Aksi Kamisan di Semarang Tuntut Cabut UU TNI dan Desak Pemecatan Aipda Robig

Aksi Kamisan di Semarang Tuntut Cabut UU TNI dan Desak Pemecatan Aipda Robig

SEMARANG, KOMPAS.com – Sejumlah aktivis yang tergabung dalam gerakan Aksi Kamisan Semarang kembali turun ke jalan pada Kamis (10/4/2025), menggelar unjuk rasa di depan Polda Jawa Tengah, Jalan Pahlawan, Kota Semarang.

Dengan mengenakan pakaian dan membawa payung hitam, para peserta aksi berdiri dalam senyap, namun penuh tekad untuk menyuarakan keadilan bagi korban pelanggaran HAM dan kekerasan oleh aparat.

Koordinator Aksi Kamisan Semarang, Abdul Munif, menyampaikan bahwa salah satu tuntutan utama aksi kali ini adalah pencabutan Undang-Undang TNI yang baru disahkan.

"Pertama kita ingin tetap menyoroti Undang-Undang TNI yang terbaru, mengenai perluasan wewenang TNI yang aktif dalam lembaga pemerintahan. Kita masih akan konsisten mengawal UU TNI itu untuk dicabut," kata Munif kepada KOMPAS.com.

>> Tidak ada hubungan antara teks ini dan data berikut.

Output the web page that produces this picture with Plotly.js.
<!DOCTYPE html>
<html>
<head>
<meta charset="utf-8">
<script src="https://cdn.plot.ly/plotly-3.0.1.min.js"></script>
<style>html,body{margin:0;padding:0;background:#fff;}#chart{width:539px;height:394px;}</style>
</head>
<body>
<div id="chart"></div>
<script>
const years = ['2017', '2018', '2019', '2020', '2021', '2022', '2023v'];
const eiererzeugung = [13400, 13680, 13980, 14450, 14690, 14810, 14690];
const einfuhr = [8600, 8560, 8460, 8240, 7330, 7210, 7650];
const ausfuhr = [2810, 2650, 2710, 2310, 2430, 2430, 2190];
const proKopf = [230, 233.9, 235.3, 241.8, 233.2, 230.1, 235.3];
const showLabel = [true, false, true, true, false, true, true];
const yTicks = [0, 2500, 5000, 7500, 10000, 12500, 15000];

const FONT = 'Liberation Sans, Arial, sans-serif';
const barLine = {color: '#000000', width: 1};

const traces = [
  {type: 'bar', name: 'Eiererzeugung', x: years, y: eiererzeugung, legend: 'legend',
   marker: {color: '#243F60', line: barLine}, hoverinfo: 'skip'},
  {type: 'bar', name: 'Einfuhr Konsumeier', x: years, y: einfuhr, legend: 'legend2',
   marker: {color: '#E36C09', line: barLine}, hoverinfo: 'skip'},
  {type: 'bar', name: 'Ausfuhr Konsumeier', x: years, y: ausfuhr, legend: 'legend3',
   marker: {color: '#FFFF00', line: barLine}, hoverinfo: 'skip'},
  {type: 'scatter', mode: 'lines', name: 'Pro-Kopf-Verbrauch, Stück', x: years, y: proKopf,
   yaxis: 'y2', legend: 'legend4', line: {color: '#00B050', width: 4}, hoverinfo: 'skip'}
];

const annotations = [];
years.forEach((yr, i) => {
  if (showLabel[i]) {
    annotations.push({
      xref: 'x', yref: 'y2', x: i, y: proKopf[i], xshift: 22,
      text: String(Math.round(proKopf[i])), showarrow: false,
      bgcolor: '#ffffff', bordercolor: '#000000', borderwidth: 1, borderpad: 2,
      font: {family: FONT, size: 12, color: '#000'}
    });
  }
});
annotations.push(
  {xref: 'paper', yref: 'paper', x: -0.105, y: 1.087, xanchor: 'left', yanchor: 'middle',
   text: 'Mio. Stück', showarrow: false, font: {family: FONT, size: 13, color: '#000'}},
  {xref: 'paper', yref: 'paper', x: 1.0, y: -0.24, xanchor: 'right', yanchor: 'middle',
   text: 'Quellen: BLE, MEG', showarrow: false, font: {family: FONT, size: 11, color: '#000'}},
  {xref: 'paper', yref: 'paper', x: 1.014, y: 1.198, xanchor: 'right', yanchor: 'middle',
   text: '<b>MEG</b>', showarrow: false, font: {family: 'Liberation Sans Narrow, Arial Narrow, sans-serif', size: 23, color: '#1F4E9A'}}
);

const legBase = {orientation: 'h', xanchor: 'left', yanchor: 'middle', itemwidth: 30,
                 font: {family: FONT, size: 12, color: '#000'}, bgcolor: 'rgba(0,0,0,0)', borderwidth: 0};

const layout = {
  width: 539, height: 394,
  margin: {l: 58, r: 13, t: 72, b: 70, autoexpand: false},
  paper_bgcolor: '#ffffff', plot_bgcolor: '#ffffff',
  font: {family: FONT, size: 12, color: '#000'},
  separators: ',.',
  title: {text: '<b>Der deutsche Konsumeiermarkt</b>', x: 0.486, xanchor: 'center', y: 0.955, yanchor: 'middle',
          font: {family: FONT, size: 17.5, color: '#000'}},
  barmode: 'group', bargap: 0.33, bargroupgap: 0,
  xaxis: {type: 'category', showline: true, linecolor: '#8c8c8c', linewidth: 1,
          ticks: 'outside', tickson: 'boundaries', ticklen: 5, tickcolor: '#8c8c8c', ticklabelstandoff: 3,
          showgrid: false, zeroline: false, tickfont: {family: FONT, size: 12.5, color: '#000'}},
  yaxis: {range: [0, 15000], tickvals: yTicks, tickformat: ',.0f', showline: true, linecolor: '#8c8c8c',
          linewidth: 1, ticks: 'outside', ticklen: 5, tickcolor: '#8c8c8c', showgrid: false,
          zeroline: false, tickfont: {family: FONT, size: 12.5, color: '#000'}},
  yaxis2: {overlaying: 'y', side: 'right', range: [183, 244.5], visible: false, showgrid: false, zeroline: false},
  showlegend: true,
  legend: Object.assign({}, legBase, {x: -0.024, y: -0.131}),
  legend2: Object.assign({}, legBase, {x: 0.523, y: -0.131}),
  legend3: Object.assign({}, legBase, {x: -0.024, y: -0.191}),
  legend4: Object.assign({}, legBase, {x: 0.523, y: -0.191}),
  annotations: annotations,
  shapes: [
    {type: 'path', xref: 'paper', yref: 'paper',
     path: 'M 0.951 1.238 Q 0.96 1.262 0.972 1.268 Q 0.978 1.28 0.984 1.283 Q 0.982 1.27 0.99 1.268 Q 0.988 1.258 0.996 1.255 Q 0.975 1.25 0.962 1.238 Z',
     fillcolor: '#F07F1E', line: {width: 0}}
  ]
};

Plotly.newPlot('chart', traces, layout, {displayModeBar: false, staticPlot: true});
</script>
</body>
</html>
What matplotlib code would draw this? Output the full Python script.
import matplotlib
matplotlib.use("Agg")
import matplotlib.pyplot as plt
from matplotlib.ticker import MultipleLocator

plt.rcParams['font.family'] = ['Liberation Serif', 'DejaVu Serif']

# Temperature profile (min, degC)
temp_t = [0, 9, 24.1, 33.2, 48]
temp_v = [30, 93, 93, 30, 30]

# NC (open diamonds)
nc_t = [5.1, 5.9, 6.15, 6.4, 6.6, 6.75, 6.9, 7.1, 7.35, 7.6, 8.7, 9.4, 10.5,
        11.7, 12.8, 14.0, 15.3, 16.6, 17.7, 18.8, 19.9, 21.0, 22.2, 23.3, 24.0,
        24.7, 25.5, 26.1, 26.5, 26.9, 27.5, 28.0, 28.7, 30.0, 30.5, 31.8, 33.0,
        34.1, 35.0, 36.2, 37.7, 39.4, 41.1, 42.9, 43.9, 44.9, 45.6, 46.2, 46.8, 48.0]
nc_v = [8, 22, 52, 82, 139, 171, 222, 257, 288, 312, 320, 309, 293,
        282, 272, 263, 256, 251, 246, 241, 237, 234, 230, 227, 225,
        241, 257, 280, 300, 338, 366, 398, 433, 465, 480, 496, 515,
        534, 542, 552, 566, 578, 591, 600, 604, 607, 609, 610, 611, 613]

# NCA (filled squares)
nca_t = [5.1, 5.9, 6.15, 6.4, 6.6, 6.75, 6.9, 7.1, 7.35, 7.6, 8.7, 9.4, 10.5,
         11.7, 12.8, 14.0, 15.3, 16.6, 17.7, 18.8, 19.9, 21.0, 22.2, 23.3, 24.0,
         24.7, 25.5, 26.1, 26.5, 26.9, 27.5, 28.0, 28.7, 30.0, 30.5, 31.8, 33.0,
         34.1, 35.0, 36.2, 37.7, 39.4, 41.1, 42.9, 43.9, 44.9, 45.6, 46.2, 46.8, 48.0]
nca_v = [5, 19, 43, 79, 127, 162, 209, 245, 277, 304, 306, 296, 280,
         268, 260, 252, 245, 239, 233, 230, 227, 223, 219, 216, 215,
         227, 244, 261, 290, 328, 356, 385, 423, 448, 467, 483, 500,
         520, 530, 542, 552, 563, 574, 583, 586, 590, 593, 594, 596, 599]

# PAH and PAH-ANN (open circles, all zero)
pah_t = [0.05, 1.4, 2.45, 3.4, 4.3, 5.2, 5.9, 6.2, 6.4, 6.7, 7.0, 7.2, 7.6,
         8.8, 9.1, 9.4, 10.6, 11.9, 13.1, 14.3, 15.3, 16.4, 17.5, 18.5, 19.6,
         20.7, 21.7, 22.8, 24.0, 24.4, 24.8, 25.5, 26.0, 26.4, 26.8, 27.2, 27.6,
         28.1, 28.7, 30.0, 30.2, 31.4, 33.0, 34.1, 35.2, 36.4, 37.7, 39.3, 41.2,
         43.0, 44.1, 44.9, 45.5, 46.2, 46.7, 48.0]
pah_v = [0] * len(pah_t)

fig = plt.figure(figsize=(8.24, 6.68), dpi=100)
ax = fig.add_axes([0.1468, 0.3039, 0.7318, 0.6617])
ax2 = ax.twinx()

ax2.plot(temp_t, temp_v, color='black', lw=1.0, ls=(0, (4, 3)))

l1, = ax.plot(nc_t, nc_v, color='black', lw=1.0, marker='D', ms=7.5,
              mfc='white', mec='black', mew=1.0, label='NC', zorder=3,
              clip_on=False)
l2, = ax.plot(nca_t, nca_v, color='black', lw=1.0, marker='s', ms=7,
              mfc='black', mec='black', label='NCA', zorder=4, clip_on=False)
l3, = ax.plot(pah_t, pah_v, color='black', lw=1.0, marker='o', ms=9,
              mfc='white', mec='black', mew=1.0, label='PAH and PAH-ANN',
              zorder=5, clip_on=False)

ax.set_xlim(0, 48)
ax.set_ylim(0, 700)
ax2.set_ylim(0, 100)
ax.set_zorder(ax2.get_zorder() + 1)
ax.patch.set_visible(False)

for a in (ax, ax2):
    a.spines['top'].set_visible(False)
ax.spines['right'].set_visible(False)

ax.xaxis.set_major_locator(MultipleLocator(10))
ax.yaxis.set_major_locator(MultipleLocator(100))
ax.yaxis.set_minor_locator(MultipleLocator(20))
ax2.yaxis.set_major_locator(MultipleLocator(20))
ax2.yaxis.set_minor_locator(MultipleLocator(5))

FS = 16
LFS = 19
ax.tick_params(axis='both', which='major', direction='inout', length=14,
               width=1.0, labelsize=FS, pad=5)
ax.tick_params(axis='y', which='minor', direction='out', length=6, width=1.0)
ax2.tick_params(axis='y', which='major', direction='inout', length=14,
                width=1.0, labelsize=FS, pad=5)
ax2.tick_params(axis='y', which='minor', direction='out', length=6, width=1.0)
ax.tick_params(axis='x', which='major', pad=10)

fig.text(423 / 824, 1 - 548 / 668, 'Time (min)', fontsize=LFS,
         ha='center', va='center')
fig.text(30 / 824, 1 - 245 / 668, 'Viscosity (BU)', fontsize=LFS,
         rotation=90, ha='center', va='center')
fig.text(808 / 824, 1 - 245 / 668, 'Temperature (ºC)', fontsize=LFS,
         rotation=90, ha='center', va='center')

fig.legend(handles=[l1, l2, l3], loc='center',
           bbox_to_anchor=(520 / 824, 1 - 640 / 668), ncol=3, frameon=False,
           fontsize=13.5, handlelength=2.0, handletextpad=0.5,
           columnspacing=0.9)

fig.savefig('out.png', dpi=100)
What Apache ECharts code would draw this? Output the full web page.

Menurutnya, UU tersebut membuka ruang bagi militerisasi institusi sipil, yang dapat mengancam demokrasi dan kebebasan warga sipil di Indonesia.

Munif juga menyoroti kasus Aipda Robig Zaenuri, anggota polisi yang menjadi tersangka penembakan terhadap seorang siswa SMK di Semarang. Ia menilai institusi kepolisian gagal memberikan keadilan karena Robig masih berstatus sebagai anggota polisi dan menerima gaji dari negara.

"Ini membuktikan bahwa bagaimana kepolisian secara institusi masih melindungi pembunuh. Gaji yang masih dikirimkan kepada Robig diambil dari uang rakyat untuk membayar seorang pembunuh yang sepatutnya dipecat dengan tidak hormat," tegasnya.

Dalam persidangan di Pengadilan Negeri Semarang, Robig juga mengajukan eksepsi, yang menurut Munif tidak etis bagi seorang pelaku pembunuhan.

"Robig ini menurutku sudah putus urat malunya. Orang yang punya urat malu dan punya integritas pasti sadar bahwa tindakan membunuh seorang pelajar itu menyalahi aturan dan secara moral harusnya mengundurkan diri," ujar Munif.

Atas peristiwa ini, Aksi Kamisan mendesak reformasi total terhadap institusi kepolisian dan militer. Menurut Munif, aparat keamanan saat ini telah jauh dari mandat perlindungan rakyat, dan justru kerap menjadi instrumen represi.

"Kami menghendaki reformasi kepolisian maupun reformasi tentara. Mereka sudah bekerja jauh dari keinginan masyarakat. Justru mereka memanfaatkan masyarakat untuk menjadi objek penindasan," pungkasnya.